SA-201c · Module 2

The C4 Model

4 min read

The C4 model is a hierarchical approach to architecture diagramming that solves the "one diagram tries to show everything" problem. Instead of a single diagram that is simultaneously too detailed for executives and too abstract for engineers, C4 provides four levels of zoom — context, containers, components, and code — each serving a different audience at a different abstraction level.
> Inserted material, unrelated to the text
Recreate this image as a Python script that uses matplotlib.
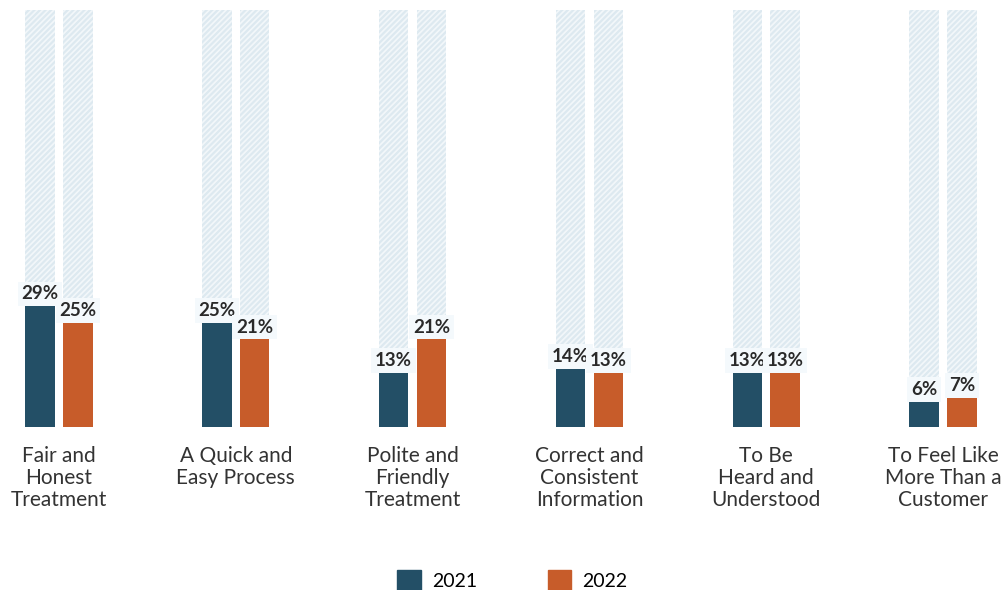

  1. Level 1: System Context The highest zoom level. Shows the system as a single box surrounded by the users and external systems it interacts with. No internal detail. The audience is non-technical stakeholders who need to understand what the system connects to. One box, the actors, and the relationships. This diagram takes five minutes to draw and answers the question: "what does this system interact with?"
  2. Level 2: Container Zoom into the system box. Show the major deployable units: web applications, APIs, databases, message queues, file storage. Each container is a separately deployable artifact. The audience is technical decision-makers and architects. The container diagram answers: "what are the major technical building blocks?"
  3. Level 3: Component Zoom into a single container. Show the major structural elements within it: controllers, services, repositories, modules. The audience is the development team working on that container. The component diagram answers: "how is this container organized internally?"
  4. Level 4: Code Zoom into a single component. Show the classes, interfaces, and relationships at the code level. This level is typically generated from code rather than hand-drawn, and it is used sparingly — only for complex components where the code-level structure is non-obvious. Most teams stop at Level 3.